Is your child wearing the 'wrong' school shoes?
Parents are getting their kids into trouble by buying the wrong footwear - but what exactly is a suitable school shoe?
These days, school footwear is not just about being affordable, comfy and long-lasting. It's about whether the shoes could get your child in trouble, or in extreme cases, excluded.
It sounds ridiculous that the humble shoe can cause so much fuss but many schools are clamping down hard on what shoes your children can and can't wear. Which makes it especially hard when Kickers, Nike, Converse, Vans and other desirable brands are creating shoes that might meet the school rules but, then again, might not.
Staff at many high-street stores may tell you that all the shoes in their Back to School ranges will pass inspection. But, in reality, every school sets its own standards – and what's OK for one school may absolutely not be OK for another.
For more shoes, check out our list of best school shoes for girls and boys.
So how do you choose suitable school shoes?
Check the guidelines on your school's website super-carefully. And accept your child's insistence that "everyone else has these" at your peril.
Some schools provide visual checklists – like the one pictured below – which can be really handy, and a useful 'referee' between you and your child if you find you differ on what "suitable black footwear" actually means.
But if there isn't a visual guide and you're left trying to guess what "suitable" means to a set of teachers you may not even have met yet, things can get a whole lot trickier – as is evidenced by the regular questions that pop up in our our MadeForMums Top Testers Club. This post, below, about whether daps or pumps are suitable as school shoes, is pretty typical:
We can't say what your child's school will allow but. given the high cost of school shoes, we reckon it’s best to play it safe. As a rule of thumb, if the school guidelines don't specifically mention pumps, trainers, Kickers or Vans, then the likelihood is they're not permitted. Think basic black – with no logos, no stripes and no high heels.
So what happens if my child turns up wearing the 'wrong' school shoes?
This (you've guessed it!) varies from school to school. The official line from the Department for Education is: "Teachers can discipline pupils for breaching the school’s rules on appearance or uniform.
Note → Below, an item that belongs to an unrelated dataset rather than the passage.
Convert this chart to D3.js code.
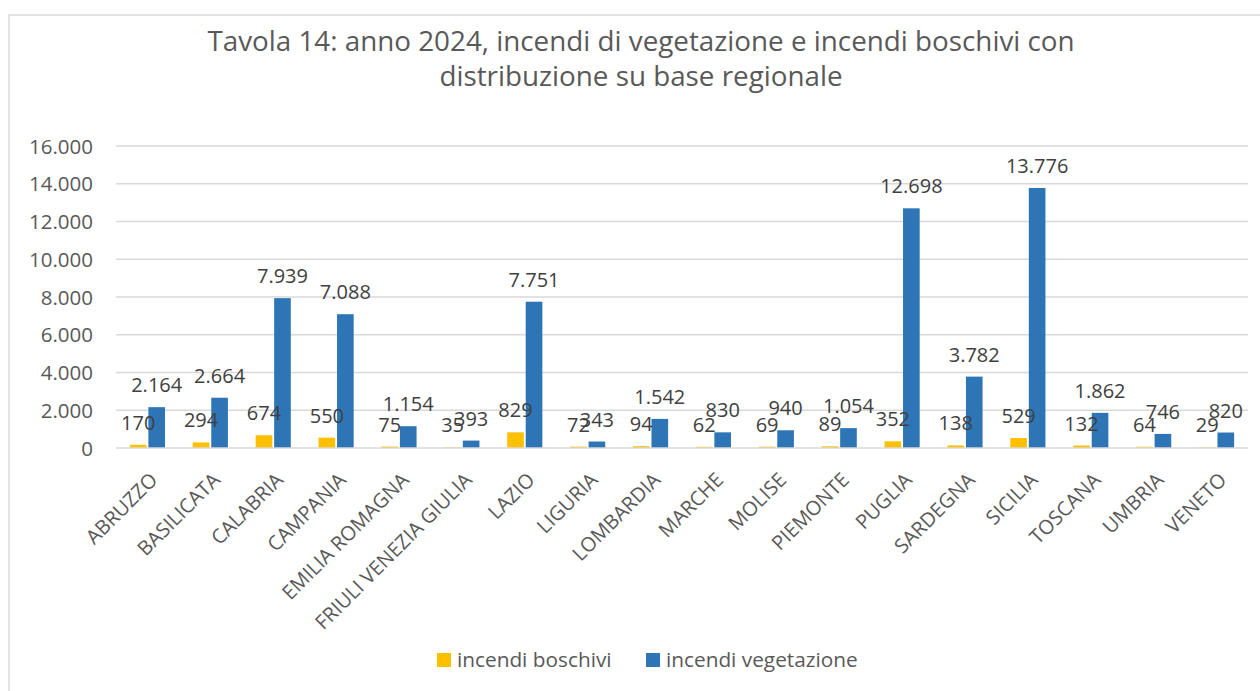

This should be carried out in accordance with the school's published behaviour policy."
Generally speaking, a school uniform breach can range from a verbal reprimand to a letter sent home to parents to a request to go home and change. Repeated breaches of the school's uniform policy will obviously be dealt with more seriously.
Over the years, there have been many a media scare story about the 'shoe police' in schools. Our favourites ones – both from quite a few years ago now – are about Djanogly City Academy in Nottingham, where teachers sent home more than 50 pupils on the first day of term of wearing inappropriate footwear (including, it has to said, flip-flops!) and about Saddleworth School in Oldham where parents were issued with letters withdrawing the child’s social time if their shoes didn't conform to the recently updated rules, and a threat of exclusion if they didn’t have correct footwear within a week.
Why are some schools stricter than others?
Uniform enforcement is up to the discretion of the school and the head. The Department of Education’s guidelines give a lot of room for headteachers and those in charge to implement their own rules – within reason of course.
Can I challenge the school’s shoe policy?
Yes, you can but you need to have a justifiable reason for the school to revisit its guidelines. This might include the required shoes discriminating against certain groups of pupils, particularly those with protected characteristics, or if the required shoes are not practical or comfortable or are simply unaffordable for most parents.
If you'd like the school's uniform policy reconsidered, you should talk to the headteacher and the school governors. If you can get a few parents or even the parent-teacher association supporting your case, you'll be in a stronger position.